**DATA EXCERPT:**
------------------------------------
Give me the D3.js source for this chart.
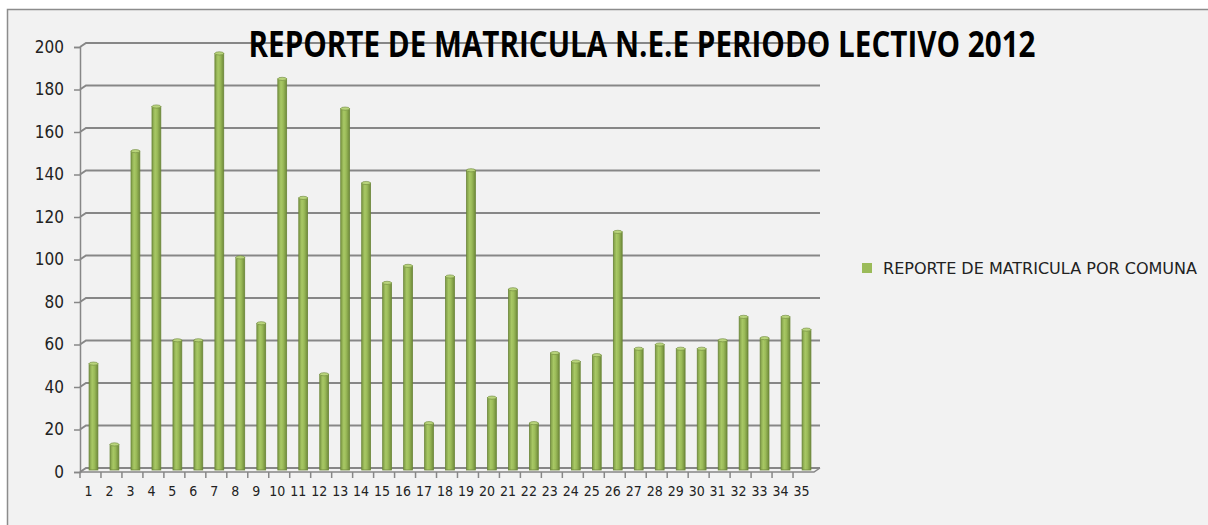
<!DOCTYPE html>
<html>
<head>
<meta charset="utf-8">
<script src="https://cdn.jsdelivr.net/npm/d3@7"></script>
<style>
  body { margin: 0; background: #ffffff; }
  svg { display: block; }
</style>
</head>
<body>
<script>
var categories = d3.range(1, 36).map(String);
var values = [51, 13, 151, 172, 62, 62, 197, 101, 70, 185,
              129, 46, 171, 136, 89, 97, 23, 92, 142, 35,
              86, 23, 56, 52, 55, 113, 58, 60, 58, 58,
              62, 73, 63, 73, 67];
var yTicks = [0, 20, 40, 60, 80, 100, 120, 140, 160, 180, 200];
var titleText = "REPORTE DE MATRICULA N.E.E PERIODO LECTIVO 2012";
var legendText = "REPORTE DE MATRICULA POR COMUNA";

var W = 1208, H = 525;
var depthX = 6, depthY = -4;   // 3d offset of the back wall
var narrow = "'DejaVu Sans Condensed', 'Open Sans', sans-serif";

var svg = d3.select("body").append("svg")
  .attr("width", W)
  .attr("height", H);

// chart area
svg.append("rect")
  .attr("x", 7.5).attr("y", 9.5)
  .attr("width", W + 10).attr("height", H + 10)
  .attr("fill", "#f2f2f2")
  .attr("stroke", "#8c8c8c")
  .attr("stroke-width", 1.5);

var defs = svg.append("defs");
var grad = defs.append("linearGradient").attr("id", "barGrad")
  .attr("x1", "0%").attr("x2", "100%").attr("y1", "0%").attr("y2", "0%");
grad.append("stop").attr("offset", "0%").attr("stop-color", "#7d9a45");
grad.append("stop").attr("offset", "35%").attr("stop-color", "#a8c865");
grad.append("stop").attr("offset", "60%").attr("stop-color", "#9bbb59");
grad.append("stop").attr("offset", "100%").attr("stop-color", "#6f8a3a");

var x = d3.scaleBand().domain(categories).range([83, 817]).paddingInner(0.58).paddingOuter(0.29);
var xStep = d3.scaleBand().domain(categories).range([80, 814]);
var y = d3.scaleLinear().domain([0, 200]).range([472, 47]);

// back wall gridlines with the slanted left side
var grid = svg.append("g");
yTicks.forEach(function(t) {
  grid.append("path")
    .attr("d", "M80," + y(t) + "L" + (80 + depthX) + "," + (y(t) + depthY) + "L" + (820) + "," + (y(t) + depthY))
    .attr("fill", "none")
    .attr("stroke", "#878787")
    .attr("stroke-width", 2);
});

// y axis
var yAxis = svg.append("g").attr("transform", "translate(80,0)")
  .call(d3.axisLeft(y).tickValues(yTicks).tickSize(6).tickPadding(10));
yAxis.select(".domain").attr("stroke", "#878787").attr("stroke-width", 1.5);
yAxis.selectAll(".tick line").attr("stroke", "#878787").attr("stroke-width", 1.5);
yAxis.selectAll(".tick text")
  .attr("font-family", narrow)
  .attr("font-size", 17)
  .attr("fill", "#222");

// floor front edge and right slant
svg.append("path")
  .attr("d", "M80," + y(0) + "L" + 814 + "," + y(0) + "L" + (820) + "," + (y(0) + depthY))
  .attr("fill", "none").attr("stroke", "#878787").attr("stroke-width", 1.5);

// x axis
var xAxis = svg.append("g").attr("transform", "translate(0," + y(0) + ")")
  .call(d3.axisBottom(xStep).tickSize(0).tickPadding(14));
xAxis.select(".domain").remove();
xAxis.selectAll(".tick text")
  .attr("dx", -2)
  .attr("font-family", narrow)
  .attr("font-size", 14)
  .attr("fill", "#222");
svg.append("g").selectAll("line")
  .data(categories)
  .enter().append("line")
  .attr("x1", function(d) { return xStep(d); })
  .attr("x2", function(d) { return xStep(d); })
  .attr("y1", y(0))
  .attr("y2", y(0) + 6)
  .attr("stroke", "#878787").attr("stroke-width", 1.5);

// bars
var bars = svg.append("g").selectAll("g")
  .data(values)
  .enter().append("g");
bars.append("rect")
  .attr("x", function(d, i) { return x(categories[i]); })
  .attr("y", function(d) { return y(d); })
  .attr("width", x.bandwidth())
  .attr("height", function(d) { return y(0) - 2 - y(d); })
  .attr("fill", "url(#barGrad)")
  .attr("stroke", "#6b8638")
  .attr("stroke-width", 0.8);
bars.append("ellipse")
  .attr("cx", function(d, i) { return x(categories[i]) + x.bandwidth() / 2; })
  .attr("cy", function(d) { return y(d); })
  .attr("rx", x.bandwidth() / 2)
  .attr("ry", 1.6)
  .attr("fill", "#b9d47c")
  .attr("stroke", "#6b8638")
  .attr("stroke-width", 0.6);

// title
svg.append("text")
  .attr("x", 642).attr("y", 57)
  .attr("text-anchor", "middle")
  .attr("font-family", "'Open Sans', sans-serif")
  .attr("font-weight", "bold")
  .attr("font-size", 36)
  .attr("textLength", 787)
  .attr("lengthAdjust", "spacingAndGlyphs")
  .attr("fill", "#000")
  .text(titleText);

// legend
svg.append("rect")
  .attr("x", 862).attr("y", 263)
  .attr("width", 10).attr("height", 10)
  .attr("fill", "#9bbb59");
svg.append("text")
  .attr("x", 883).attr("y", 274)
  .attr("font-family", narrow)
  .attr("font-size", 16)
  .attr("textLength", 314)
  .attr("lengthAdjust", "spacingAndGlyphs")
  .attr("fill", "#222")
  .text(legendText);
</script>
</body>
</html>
------------------------------------
**WRITTEN TASK:** The listing above must be printed again exactly, minus its pictures.

**ANSWER:**
Give me the D3.js source for this chart.
<!DOCTYPE html>
<html>
<head>
<meta charset="utf-8">
<script src="https://cdn.jsdelivr.net/npm/d3@7"></script>
<style>
  body { margin: 0; background: #ffffff; }
  svg { display: block; }
</style>
</head>
<body>
<script>
var categories = d3.range(1, 36).map(String);
var values = [51, 13, 151, 172, 62, 62, 197, 101, 70, 185,
              129, 46, 171, 136, 89, 97, 23, 92, 142, 35,
              86, 23, 56, 52, 55, 113, 58, 60, 58, 58,
              62, 73, 63, 73, 67];
var yTicks = [0, 20, 40, 60, 80, 100, 120, 140, 160, 180, 200];
var titleText = "REPORTE DE MATRICULA N.E.E PERIODO LECTIVO 2012";
var legendText = "REPORTE DE MATRICULA POR COMUNA";

var W = 1208, H = 525;
var depthX = 6, depthY = -4;   // 3d offset of the back wall
var narrow = "'DejaVu Sans Condensed', 'Open Sans', sans-serif";

var svg = d3.select("body").append("svg")
  .attr("width", W)
  .attr("height", H);

// chart area
svg.append("rect")
  .attr("x", 7.5).attr("y", 9.5)
  .attr("width", W + 10).attr("height", H + 10)
  .attr("fill", "#f2f2f2")
  .attr("stroke", "#8c8c8c")
  .attr("stroke-width", 1.5);

var defs = svg.append("defs");
var grad = defs.append("linearGradient").attr("id", "barGrad")
  .attr("x1", "0%").attr("x2", "100%").attr("y1", "0%").attr("y2", "0%");
grad.append("stop").attr("offset", "0%").attr("stop-color", "#7d9a45");
grad.append("stop").attr("offset", "35%").attr("stop-color", "#a8c865");
grad.append("stop").attr("offset", "60%").attr("stop-color", "#9bbb59");
grad.append("stop").attr("offset", "100%").attr("stop-color", "#6f8a3a");

var x = d3.scaleBand().domain(categories).range([83, 817]).paddingInner(0.58).paddingOuter(0.29);
var xStep = d3.scaleBand().domain(categories).range([80, 814]);
var y = d3.scaleLinear().domain([0, 200]).range([472, 47]);

// back wall gridlines with the slanted left side
var grid = svg.append("g");
yTicks.forEach(function(t) {
  grid.append("path")
    .attr("d", "M80," + y(t) + "L" + (80 + depthX) + "," + (y(t) + depthY) + "L" + (820) + "," + (y(t) + depthY))
    .attr("fill", "none")
    .attr("stroke", "#878787")
    .attr("stroke-width", 2);
});

// y axis
var yAxis = svg.append("g").attr("transform", "translate(80,0)")
  .call(d3.axisLeft(y).tickValues(yTicks).tickSize(6).tickPadding(10));
yAxis.select(".domain").attr("stroke", "#878787").attr("stroke-width", 1.5);
yAxis.selectAll(".tick line").attr("stroke", "#878787").attr("stroke-width", 1.5);
yAxis.selectAll(".tick text")
  .attr("font-family", narrow)
  .attr("font-size", 17)
  .attr("fill", "#222");

// floor front edge and right slant
svg.append("path")
  .attr("d", "M80," + y(0) + "L" + 814 + "," + y(0) + "L" + (820) + "," + (y(0) + depthY))
  .attr("fill", "none").attr("stroke", "#878787").attr("stroke-width", 1.5);

// x axis
var xAxis = svg.append("g").attr("transform", "translate(0," + y(0) + ")")
  .call(d3.axisBottom(xStep).tickSize(0).tickPadding(14));
xAxis.select(".domain").remove();
xAxis.selectAll(".tick text")
  .attr("dx", -2)
  .attr("font-family", narrow)
  .attr("font-size", 14)
  .attr("fill", "#222");
svg.append("g").selectAll("line")
  .data(categories)
  .enter().append("line")
  .attr("x1", function(d) { return xStep(d); })
  .attr("x2", function(d) { return xStep(d); })
  .attr("y1", y(0))
  .attr("y2", y(0) + 6)
  .attr("stroke", "#878787").attr("stroke-width", 1.5);

// bars
var bars = svg.append("g").selectAll("g")
  .data(values)
  .enter().append("g");
bars.append("rect")
  .attr("x", function(d, i) { return x(categories[i]); })
  .attr("y", function(d) { return y(d); })
  .attr("width", x.bandwidth())
  .attr("height", function(d) { return y(0) - 2 - y(d); })
  .attr("fill", "url(#barGrad)")
  .attr("stroke", "#6b8638")
  .attr("stroke-width", 0.8);
bars.append("ellipse")
  .attr("cx", function(d, i) { return x(categories[i]) + x.bandwidth() / 2; })
  .attr("cy", function(d) { return y(d); })
  .attr("rx", x.bandwidth() / 2)
  .attr("ry", 1.6)
  .attr("fill", "#b9d47c")
  .attr("stroke", "#6b8638")
  .attr("stroke-width", 0.6);

// title
svg.append("text")
  .attr("x", 642).attr("y", 57)
  .attr("text-anchor", "middle")
  .attr("font-family", "'Open Sans', sans-serif")
  .attr("font-weight", "bold")
  .attr("font-size", 36)
  .attr("textLength", 787)
  .attr("lengthAdjust", "spacingAndGlyphs")
  .attr("fill", "#000")
  .text(titleText);

// legend
svg.append("rect")
  .attr("x", 862).attr("y", 263)
  .attr("width", 10).attr("height", 10)
  .attr("fill", "#9bbb59");
svg.append("text")
  .attr("x", 883).attr("y", 274)
  .attr("font-family", narrow)
  .attr("font-size", 16)
  .attr("textLength", 314)
  .attr("lengthAdjust", "spacingAndGlyphs")
  .attr("fill", "#222")
  .text(legendText);
</script>
</body>
</html>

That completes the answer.